Le CJM propose, par ailleurs, de mettre en place un registre des loyers pour suivre l’évolution du prix des loyers et limiter les augmentations abusives. Cette idée est aussi défendue par la mairesse Valérie Plante et par le Regroupement des comités de logement et d’associations de locataires du Québec.

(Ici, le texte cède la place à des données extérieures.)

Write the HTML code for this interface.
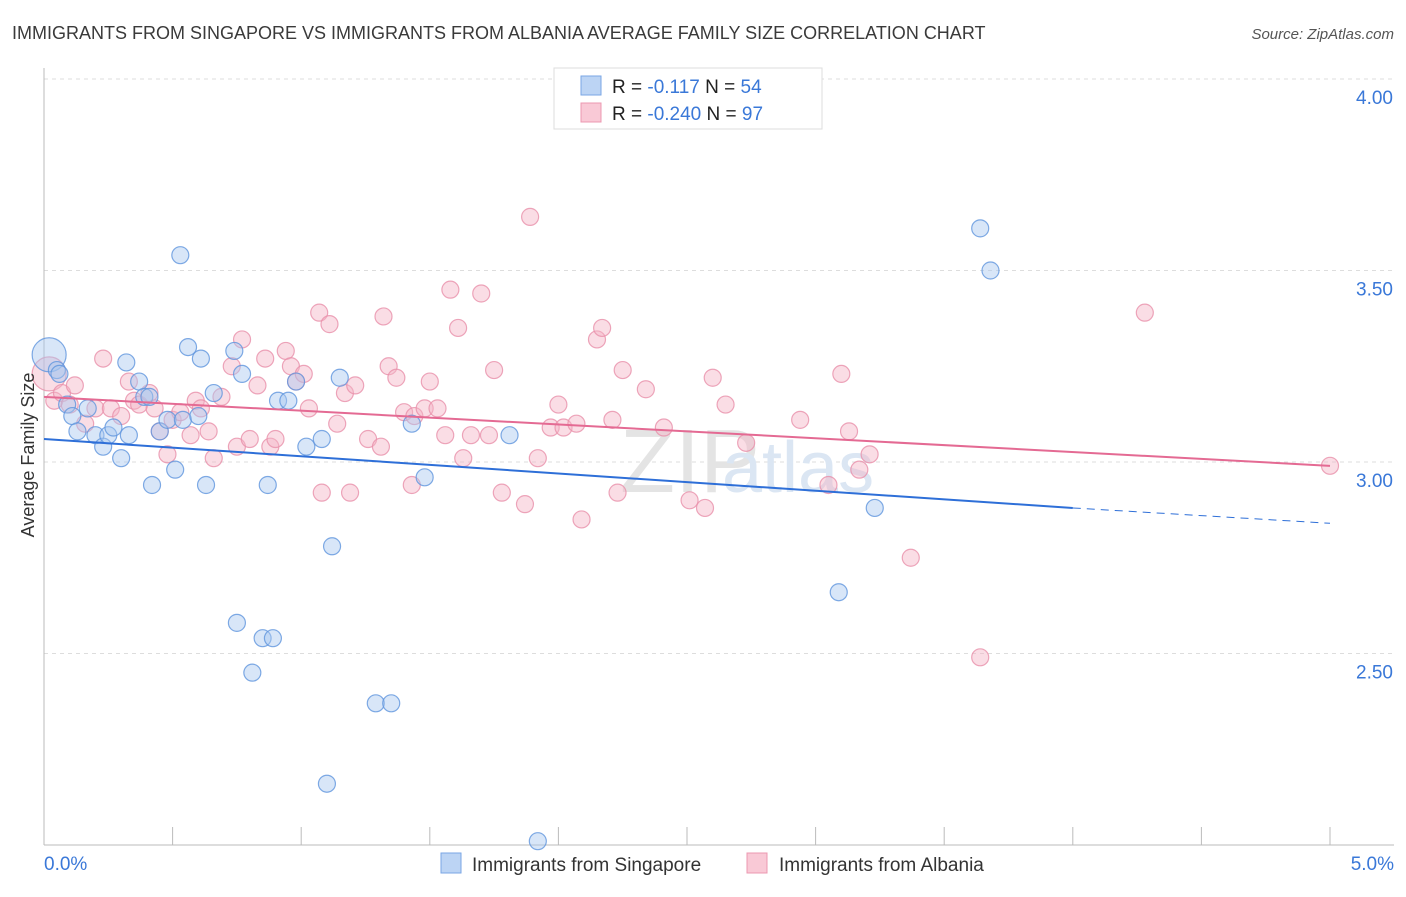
<!DOCTYPE html>
<html><head><meta charset="utf-8"><style>
body{margin:0;background:#fff;font-family:"Liberation Sans",sans-serif}
svg text{font-family:"Liberation Sans",sans-serif}
</style></head><body>
<svg width="1406" height="892" viewBox="0 0 1406 892">
<text x="12" y="39" font-size="18" fill="#3a3a3a">IMMIGRANTS FROM SINGAPORE VS IMMIGRANTS FROM ALBANIA AVERAGE FAMILY SIZE CORRELATION CHART</text>
<text x="1394" y="39" font-size="15" fill="#555" text-anchor="end" font-style="italic">Source: ZipAtlas.com</text>
<g id="grid"></g>
<g id="axes"></g>
<text x="620" y="492" font-size="90" fill="#e4e4e4" font-family="Liberation Serif">ZIP</text>
<text x="722" y="492" font-size="72" fill="#dbe6f3">atlas</text>
<g id="pts"></g>
<g id="lines"></g>
<text transform="translate(34,455) rotate(-90)" font-size="18" fill="#333" text-anchor="middle">Average Family Size</text>
<g>
<rect x="554" y="68" width="268" height="61" fill="#fff" stroke="#ddd"/>
<rect x="581" y="76" width="20" height="19" fill="#bcd4f4" stroke="#7aa6e4"/>
<rect x="581" y="103" width="20" height="19" fill="#f9c9d6" stroke="#ec98b0"/>
<text x="612" y="93" font-size="19" fill="#222">R =  <tspan fill="#3a78d8">-0.117</tspan>   N = <tspan fill="#3a78d8">54</tspan></text>
<text x="612" y="120" font-size="19" fill="#222">R = <tspan fill="#3a78d8">-0.240</tspan>   N = <tspan fill="#3a78d8">97</tspan></text>
</g>
<g>
<rect x="441" y="853" width="20" height="20" fill="#bcd4f4" stroke="#7aa6e4"/>
<text x="472" y="871" font-size="19" fill="#333">Immigrants from Singapore</text>
<rect x="747" y="853" width="20" height="20" fill="#f9c9d6" stroke="#ec98b0"/>
<text x="779" y="871" font-size="19" fill="#333">Immigrants from Albania</text>
</g>
</svg>
<script>
const yTicks=[4.0,3.5,3.0,2.5];
const yTickLabels=["4.00","3.50","3.00","2.50"];
const xTickLabels=["0.0%","5.0%"];
const blueX=[0.02,0.05,0.09,0.11,0.13,0.17,0.20,0.23,0.25,0.27,0.30,0.32,0.33,0.37,0.39,0.41,0.42,0.45,0.48,0.51,0.53,0.54,0.56,0.60,0.61,0.63,0.66,0.74,0.75,0.77,0.85,0.87,0.89,0.81,0.91,0.95,0.98,1.02,1.08,1.12,1.10,1.15,1.29,1.35,1.43,1.48,1.81,1.92,3.09,3.23,3.64,3.68,0.06];
const blueY=[3.28,3.24,3.15,3.12,3.08,3.14,3.07,3.04,3.07,3.09,3.01,3.26,3.07,3.21,3.17,3.17,2.94,3.08,3.11,2.98,3.54,3.11,3.30,3.12,3.27,2.94,3.18,3.29,2.58,3.23,2.54,2.94,2.54,2.45,3.16,3.16,3.21,3.04,3.06,2.78,2.16,3.22,2.37,2.37,3.10,2.96,3.07,2.01,2.66,2.88,3.61,3.50,3.23];
const pinkX=[0.02,0.04,0.07,0.10,0.12,0.16,0.20,0.23,0.26,0.30,0.33,0.35,0.37,0.41,0.43,0.45,0.48,0.50,0.53,0.57,0.59,0.61,0.64,0.66,0.69,0.73,0.75,0.77,0.80,0.83,0.86,0.88,0.90,0.94,0.96,0.98,1.01,1.03,1.07,1.08,1.11,1.14,1.17,1.19,1.21,1.26,1.31,1.32,1.34,1.37,1.40,1.43,1.44,1.48,1.50,1.53,1.56,1.58,1.61,1.63,1.66,1.70,1.73,1.75,1.78,1.87,1.89,1.92,1.97,2.00,2.02,2.07,2.09,2.15,2.17,2.21,2.23,2.25,2.34,2.41,2.51,2.57,2.60,2.65,2.73,2.94,3.05,3.10,3.13,3.17,3.21,3.37,3.64,4.28,5.00];
const pinkY=[3.23,3.16,3.18,3.15,3.20,3.10,3.14,3.27,3.14,3.12,3.21,3.16,3.15,3.18,3.14,3.08,3.02,3.11,3.13,3.07,3.16,3.14,3.08,3.01,3.17,3.25,3.04,3.32,3.06,3.20,3.27,3.04,3.06,3.29,3.25,3.21,3.23,3.14,3.39,2.92,3.36,3.10,3.18,2.92,3.20,3.06,3.04,3.38,3.25,3.22,3.13,2.94,3.12,3.14,3.21,3.14,3.07,3.45,3.35,3.01,3.07,3.44,3.07,3.24,2.92,2.89,3.64,3.01,3.09,3.15,3.09,3.10,2.85,3.32,3.35,3.11,2.92,3.24,3.19,3.09,2.90,2.88,3.22,3.15,3.05,3.11,2.94,3.23,3.08,2.98,3.02,2.75,2.49,3.39,2.99];
const blueTrend=[3.06,2.88,2.84];
const blueTrendX=[0,4.0,5.0];
const pinkTrend=[3.17,2.99];
const pinkTrendX=[0,5.0];
const NS="http://www.w3.org/2000/svg";
const sx=v=>44+v/5*1286, sy=v=>79+(4-v)*383;
function mk(t,a,p){const e=document.createElementNS(NS,t);for(const k in a)e.setAttribute(k,a[k]);p.appendChild(e);return e;}
const grid=document.getElementById('grid'),axes=document.getElementById('axes'),pts=document.getElementById('pts'),lines=document.getElementById('lines');
yTicks.forEach((v,i)=>{
 const l=mk('line',{x1:44,x2:1394,y1:sy(v),y2:sy(v),stroke:'#ddd','stroke-dasharray':'4,4'},grid);
 
 
 const t=mk('text',{x:1393,y:sy(v)+25,'font-size':19,fill:'#3a78d8','text-anchor':'end'},axes);
 t.textContent=yTickLabels[i];
 
 
});
const ax=mk('line',{x1:44,x2:44,y1:68,y2:845,stroke:'#bbb'},axes);


const bx=mk('line',{x1:44,x2:1394,y1:845,y2:845,stroke:'#bbb'},axes);


for(let i=0;i<=10;i++){
 const tk=mk('line',{x1:sx(i*0.5),x2:sx(i*0.5),y1:827,y2:845,stroke:'#bbb'},axes);
 
 
}
[[0,'start',44],[1,'end',1394]].forEach(([i,a,x])=>{
 const t=mk('text',{x:x,y:870,'font-size':19,fill:'#3a78d8','text-anchor':a},axes);
 t.textContent=xTickLabels[i];
 
 
});
function draw(X,Y,fill,stroke,name){
 X.forEach((x,i)=>{
  const c=mk('circle',{cx:sx(x),cy:sy(Y[i]),r:(i===0?17:8.5),fill:fill,'fill-opacity':0.45,stroke:stroke,'stroke-opacity':0.8,'stroke-width':1.2},pts);
  
  
 });
}
draw(pinkX,pinkY,'#f5b4c6','#e890aa','albania-point');
draw(blueX,blueY,'#a9c7ef','#5f95dd','singapore-point');
const bl=mk('line',{x1:sx(blueTrendX[0]),y1:sy(blueTrend[0]),x2:sx(blueTrendX[1]),y2:sy(blueTrend[1]),stroke:'#2e6fd8','stroke-width':2},lines);


const bd=mk('line',{x1:sx(blueTrendX[1]),y1:sy(blueTrend[1]),x2:sx(blueTrendX[2]),y2:sy(blueTrend[2]),stroke:'#2e6fd8','stroke-width':1,'stroke-dasharray':'8,6'},lines);


const pl=mk('line',{x1:sx(pinkTrendX[0]),y1:sy(pinkTrend[0]),x2:sx(pinkTrendX[1]),y2:sy(pinkTrend[1]),stroke:'#e46a93','stroke-width':2},lines);


</script>
</body></html>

Pour les étudiants en difficulté, le CJM recommande que Montréal intensifie la création de logements sociaux et communautaires, sans en préciser le nombre. Selon le Front d’action populaire en réaménagement urbain (FRAPRU), il faudrait créer un minimum de 5 000 nouveaux logements sociaux au cours de la prochaine année afin de répondre aux besoins de la population. «Le FRAPRU est un organisme dont la rigueur est reconnue par tous les acteurs du milieu, dit Louis Gaudreau. Sa cible est certes ambitieuse, mais elle semble tout à fait juste compte tenu de l’ampleur des besoins.»